■ Objective ■
Starting at the first line of the listing below, repeat each line exactly until the line containing "plt.rcParams['font.weight'] = 'bold'", which you include. Leave out pictures.

■ Supplied data ■
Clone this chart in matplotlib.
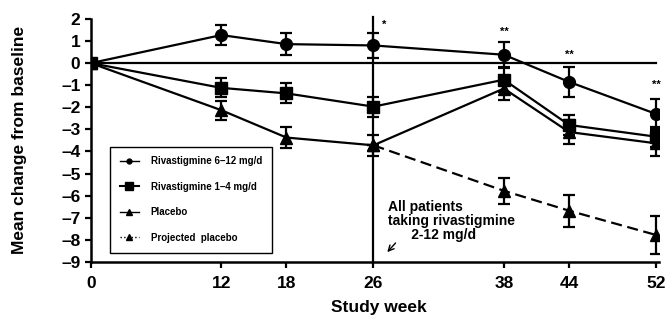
import numpy as np
import matplotlib.pyplot as plt
from matplotlib.lines import Line2D

plt.rcParams['font.family'] = ['Liberation Sans', 'DejaVu Sans']
plt.rcParams['font.weight'] = 'bold'

## DATA
weeks = [0, 12, 18, 26, 38, 44, 52]
riva_hi = [0, 1.27, 0.86, 0.8, 0.38, -0.85, -2.3]
riva_hi_err = [0, 0.45, 0.5, 0.55, 0.57, 0.68, 0.66]
riva_lo = [0, -1.12, -1.37, -1.97, -0.75, -2.8, -3.33]
riva_lo_err = [0, 0.43, 0.45, 0.45, 0.55, 0.45, 0.45]
placebo = [0, -2.13, -3.37, -3.72, -1.15, -3.12, -3.63]
placebo_err = [0, 0.43, 0.48, 0.48, 0.5, 0.55, 0.57]
proj_weeks = [26, 38, 44, 52]
proj_placebo = [-3.72, -5.78, -6.68, -7.78]
proj_err = [0, 0.6, 0.73, 0.85]
star_weeks = [27, 38, 44, 52]
star_y = [1.75, 1.42, 0.38, -0.98]
star_txt = ['*', '**', '**', '**']
##########

fig = plt.figure(figsize=(6.68, 3.21), dpi=100)
ax = fig.add_axes([0.136, 0.184, 0.851, 0.757])

lw = 1.6
eb = dict(color='black', lw=lw, capsize=4, capthick=lw, elinewidth=lw)
ax.errorbar(weeks, riva_hi, yerr=riva_hi_err, marker='o', ms=8.5, **eb)
ax.errorbar(weeks, riva_lo, yerr=riva_lo_err, marker='s', ms=8, **eb)
ax.errorbar(weeks, placebo, yerr=placebo_err, marker='^', ms=9, **eb)
ax.errorbar(proj_weeks, proj_placebo, yerr=proj_err, marker='^', ms=9,
            linestyle=(0, (5, 2.5)), **eb)

ax.plot([0, 52], [0, 0], color='black', lw=lw, zorder=1)
ax.plot([26, 26], [-9, 2.1], color='black', lw=lw, zorder=1, clip_on=False)

for x, y, s in zip(star_weeks, star_y, star_txt):
    ax.text(x, y, s, ha='center', va='center', fontsize=8)

ax.text(27.3, -6.2, 'All patients\ntaking rivastigmine\n      2-12 mg/d',
        ha='left', va='top', fontsize=10, linespacing=1.0)
ax.annotate('', xy=(27.1, -8.65), xytext=(28.2, -8.05),
            arrowprops=dict(arrowstyle='->', color='black', lw=1))

ax.set_xlim(0, 52.3)
ax.set_ylim(-9, 2)
ax.set_xticks(weeks)
ax.set_yticks(range(-9, 3))
ax.set_yticklabels([str(v).replace('-', '\u2013') for v in range(-9, 3)])
ax.tick_params(labelsize=12.5, width=1.6, length=4)
ax.tick_params(axis='x', pad=6)
for s in ['top', 'right']:
    ax.spines[s].set_visible(False)
for s in ['left', 'bottom']:
    ax.spines[s].set_linewidth(1.8)
ax.set_xlabel('Study week', fontsize=12.5, fontweight='bold')
ax.set_ylabel('Mean change from baseline', fontsize=12.5, fontweight='bold')
ax.xaxis.set_label_coords(0.507, -0.155)
ax.yaxis.set_label_coords(-0.112, 0.5)

handles = [
    Line2D([], [], color='black', marker='o', ms=3.5, lw=1),
    Line2D([], [], color='black', marker='s', ms=6, lw=1.5),
    Line2D([], [], color='black', marker='^', ms=4, lw=1),
    Line2D([], [], color='black', marker='^', ms=4, lw=1, ls=':'),
]
labels = ['Rivastigmine 6\u201312 mg/d', 'Rivastigmine 1\u20134 mg/d',
          'Placebo', 'Projected  placebo']
leg = ax.legend(handles, labels, loc='upper left', bbox_to_anchor=(0.025, 0.495),
                fontsize=7, handlelength=2, labelspacing=1.6, borderpad=1.0,
                handletextpad=1.2, fancybox=False, edgecolor='black', framealpha=1)
leg.get_frame().set_linewidth(1)

plt.savefig('out.png', dpi=100)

■ Answer to the problem ■
Clone this chart in matplotlib.
import numpy as np
import matplotlib.pyplot as plt
from matplotlib.lines import Line2D

plt.rcParams['font.family'] = ['Liberation Sans', 'DejaVu Sans']
plt.rcParams['font.weight'] = 'bold'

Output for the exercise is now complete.